What this passage is warning against
If a church is mainly looking for charisma, quick results, or a strong personality, this passage pushes back hard. A person may be talented and still be the wrong fit for oversight. Paul puts character first and teaching right beside it.
This also warns readers not to reduce leadership to public performance. A polished talker who cannot handle Scripture well is not what 1 Timothy 3 has in view. Neither is a private, decent person who cannot explain the faith or lead others with clarity.
How to read it in practice
A useful way to think about the passage is to ask three questions about any potential overseer:
- Does this person live in a way that avoids serious, legitimate reproach?
- Can this person teach and handle doctrine responsibly?
- Does this person’s ordinary life support the trust the church would place in him?
If the answer to one of those questions is clearly no, Paul’s list says the church should slow down.
Common misreadings
- “Above reproach” does not mean sinless. It means a life that is not marked by obvious scandal.
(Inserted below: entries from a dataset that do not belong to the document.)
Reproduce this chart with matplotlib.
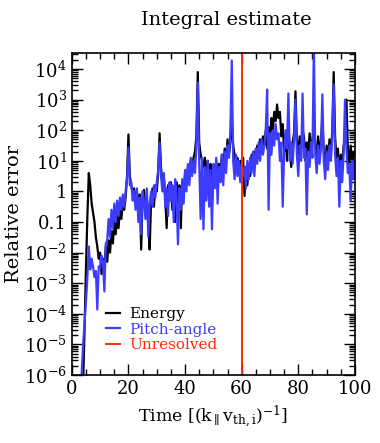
import numpy as np
import matplotlib
matplotlib.use('Agg')
import matplotlib.pyplot as plt
from matplotlib.ticker import MultipleLocator, LogLocator, NullFormatter

plt.rcParams['font.family'] = ['DejaVu Serif']
plt.rcParams['mathtext.fontset'] = 'dejavuserif'

# %%
# data: log10 of relative error, sampled every 0.5 from t = 3
t_start = 3.0
t_step = 0.5
energy_log = [
    -8, -8, -6.3, -4.5, -2.5, -0.8, 0.6, 0.2, -0.4, -0.7,          # 3.0 - 7.5
    -1.0, -1.5, -1.8, -2.2, -2.0, -2.7, -2.2, -2.5, -1.8, -2.3,    # 8.0 - 12.5
    -1.6, -2.0, -1.3, -1.7, -1.0, -1.4, -0.8, -1.2, -0.6, -0.9,    # 13.0 - 17.5
    -0.4, -0.6, -0.2, 0.5, 1.86, 0.5, 0.2, -0.1, 0.1, -0.4,        # 18.0 - 22.5
    0.0, -0.8, -0.1, -1.9, -0.2, 0.05, -0.6, -0.2, -1.1, -1.9,     # 23.0 - 27.5
    -0.3, 0.1, -0.5, 0.2, 0.0, 0.6, 1.9, 0.8, 0.3, 0.5,            # 28.0 - 32.5
    -0.2, -1.2, 0.2, -0.3, 0.3, -0.6, 0.1, -1.0, 0.3, -0.4,        # 33.0 - 37.5
    0.2, -1.2, 0.3, -0.2, 0.6, 0.3, 0.8, 0.4, 1.0, 0.7,            # 38.0 - 42.5
    1.1, 1.3, 1.8, 3.9, 1.6, 1.2, 1.0, 0.8, 1.1, 0.5,              # 43.0 - 47.5
    1.0, 0.3, 0.9, -0.5, 0.8, 0.4, 1.0, 0.2, 0.9, 0.6,             # 48.0 - 52.5
    1.2, 0.7, 1.4, 1.0, 1.7, 1.2, 1.6, 2.4, 1.5, 1.2,              # 53.0 - 57.5
    0.9, 1.1, 0.6, 1.0, 0.5, 1.1, -0.15, 0.8, 0.2, 0.9,            # 58.0 - 62.5
    0.5, 1.2, 0.8, 1.3, 1.0, 1.5, 1.1, 1.7, 1.3, 1.8,              # 63.0 - 67.5
    1.5, 2.0, 1.4, 2.1, 1.6, 2.4, 2.0, 2.6, 2.3, 2.84,             # 68.0 - 72.5
    2.4, 2.6, 1.8, 2.2, 1.3, 1.8, 1.0, 2.0, 1.5, 0.8,              # 73.0 - 77.5
    1.6, 1.9, 3.27, 1.7, 1.2, 1.8, 1.4, 2.0, 1.8, 1.0,             # 78.0 - 82.5
    1.6, 1.3, 1.9, 1.2, 1.7, 2.2, 1.5, 1.1, 1.8, 1.3,              # 83.0 - 87.5
    1.6, 2.4, 1.3, 0.8, 1.5, 1.0, 1.7, 1.2, 2.0, 3.9,              # 88.0 - 92.5
    1.8, 1.0, 1.4, 0.6, 1.2, 0.8, 1.5, 1.6, 3.0, 1.4,              # 93.0 - 97.5
    0.9, 1.5, 1.0, 1.3, 0.8,                                       # 98.0 - 100.0
]
pitch_log = [
    -8, -5.9, -5.0, -4.3, -3.6, -2.8, -1.8, -2.55, -2.2, -2.45,    # 3.0 - 7.5
    -2.8, -2.6, -3.86, -2.45, -2.5, -2.1, -2.3, -3.27, -1.7, -1.6, # 8.0 - 12.5
    -0.9, -1.5, -0.6, -1.2, -0.4, -1.0, -0.3, -0.8, -0.2, -0.6,    # 13.0 - 17.5
    -0.1, -0.5, 0.0, 0.4, 1.44, 0.2, 0.3, -0.3, 0.0, -0.6,         # 18.0 - 22.5
    0.1, -1.0, -0.2, -1.4, 0.0, -0.3, -0.9, 0.1, -1.47, -0.4,      # 23.0 - 27.5
    0.0, -0.5, 0.2, -0.2, 0.3, 0.7, 1.6, 0.5, 0.0, 0.6,            # 28.0 - 32.5
    -0.5, 0.1, -0.8, 0.3, -0.3, 0.2, -1.0, 0.4, -0.2, -1.73,       # 33.0 - 37.5
    0.1, -0.6, 0.4, -0.4, 0.7, 0.0, 0.9, 0.2, 1.1, 0.5,            # 38.0 - 42.5
    1.0, 0.6, 1.5, 3.56, 0.9, -0.9, 1.1, -1.24, 0.8, -0.3,         # 43.0 - 47.5
    1.0, -0.5, 0.7, -1.24, 0.9, 0.1, 1.1, -0.4, 0.8, 0.3,          # 48.0 - 52.5
    1.2, 0.2, 1.3, 0.6, 1.5, 1.1, 2.0, 4.28, 1.0, 0.4,             # 53.0 - 57.5
    1.2, 0.5, 1.0, 0.3, 0.9, 0.5, 0.8, 0.1, 1.0, 0.4,              # 58.0 - 62.5
    1.1, 0.6, 1.3, 0.5, 1.4, 0.9, 1.6, 1.0, 1.7, 1.2,              # 63.0 - 67.5
    1.5, 2.0, 3.33, -0.6, 1.9, 1.2, 2.0, 1.5, 2.2, 1.7,            # 68.0 - 72.5
    1.9, 1.0, 1.6, -0.5, 1.3, 2.0, 1.4, 3.2, 1.0, 1.6,             # 73.0 - 77.5
    0.9, 1.7, 3.0, 1.2, 0.5, 1.5, 1.0, 3.2, 1.1, 1.4,              # 78.0 - 82.5
    -0.75, 1.3, 0.8, 1.6, 1.1, 4.8, 1.2, 0.6, 1.5, 0.9,            # 83.0 - 87.5
    1.4, 3.17, 1.0, 0.4, 1.3, 0.7, 1.5, 1.0, 1.8, 3.5,             # 88.0 - 92.5
    1.2, 0.5, 1.1, -0.5, 1.0, 0.3, 1.2, 3.0, 1.4, 0.6,             # 93.0 - 97.5
    0.9, -0.3, 1.0, 0.4, 1.1,                                      # 98.0 - 100.0
]
t_unresolved = 60

ytick_vals = [1e-6, 1e-5, 1e-4, 1e-3, 1e-2, 0.1, 1, 10, 100, 1e3, 1e4]
ytick_labels = [r'$10^{-6}$', r'$10^{-5}$', r'$10^{-4}$', r'$10^{-3}$', r'$10^{-2}$',
                '0.1', '1', r'$10^{1}$', r'$10^{2}$', r'$10^{3}$', r'$10^{4}$']

# %%
t_energy = t_start + t_step * np.arange(len(energy_log))
t_pitch = t_start + t_step * np.arange(len(pitch_log))

fig = plt.figure(figsize=(3.8, 4.43), dpi=100)
ax = fig.add_axes([0.189, 0.1535, 0.745, 0.7265])

ax.plot(t_energy, 10**np.array(energy_log), color='black', lw=1.6, label='Energy')
ax.plot(t_pitch, 10**np.array(pitch_log), color='#3c3cff', lw=1.6, label='Pitch-angle')
ax.axvline(t_unresolved, color='#ff2a00', lw=1.4, label='Unresolved')

ax.set_yscale('log')
ax.set_xlim(0, 100)
ax.set_ylim(1e-6, 3.3e4)
ax.set_yticks(ytick_vals, labels=ytick_labels)
ax.yaxis.set_minor_locator(LogLocator(base=10, subs=np.arange(2, 10), numticks=20))
ax.yaxis.set_minor_formatter(NullFormatter())
ax.xaxis.set_major_locator(MultipleLocator(20))
ax.xaxis.set_minor_locator(MultipleLocator(5))

ax.tick_params(which='both', direction='in', top=True, right=True, labelsize=13, width=1.0)
ax.tick_params(which='major', length=8)
ax.tick_params(which='minor', length=4)
for s in ax.spines.values():
    s.set_linewidth(1.2)

ax.set_ylabel('Relative error', fontsize=14, labelpad=1)
ax.set_xlabel(r'Time [(k$_\parallel$v$_{\rm th,i}$)$^{-1}$]', fontsize=12.5)

leg = ax.legend(loc='upper left', bbox_to_anchor=(0.1, 0.23), frameon=False,
                fontsize=11, handlelength=0.9, handletextpad=0.6, labelspacing=0.1,
                borderaxespad=0, labelcolor='linecolor')

fig.text(0.595, 0.955, 'Integral estimate', ha='center', va='center', fontsize=14)

plt.savefig('out.png', dpi=100)
plt.close()
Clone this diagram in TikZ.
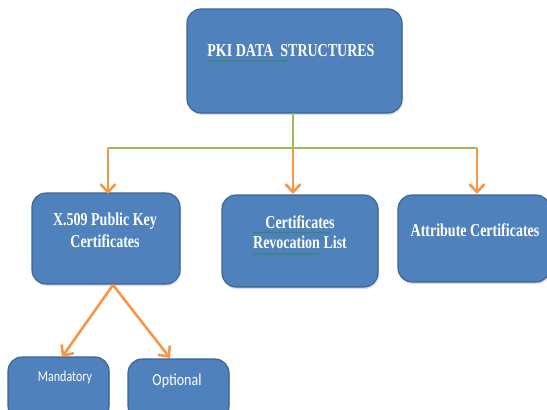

- “Able to teach” does not mean a polished preacher. It means someone who can explain truth faithfully.
- “Manages his household well” does not mean total control over every family outcome. It points to visible order and responsible leadership.
- “Good reputation with outsiders” does not mean everyone must approve. It points to a credible public witness.
Final verdict
1 Timothy 3:1–7 presents overseership as a weighty calling shaped by character, household order, public credibility, and teaching competence. The phrase “able to teach” is not an extra skill added at the end; it belongs to the office itself. Read plainly, the passage calls the church to look for leaders whose lives match their words and whose words can be trusted.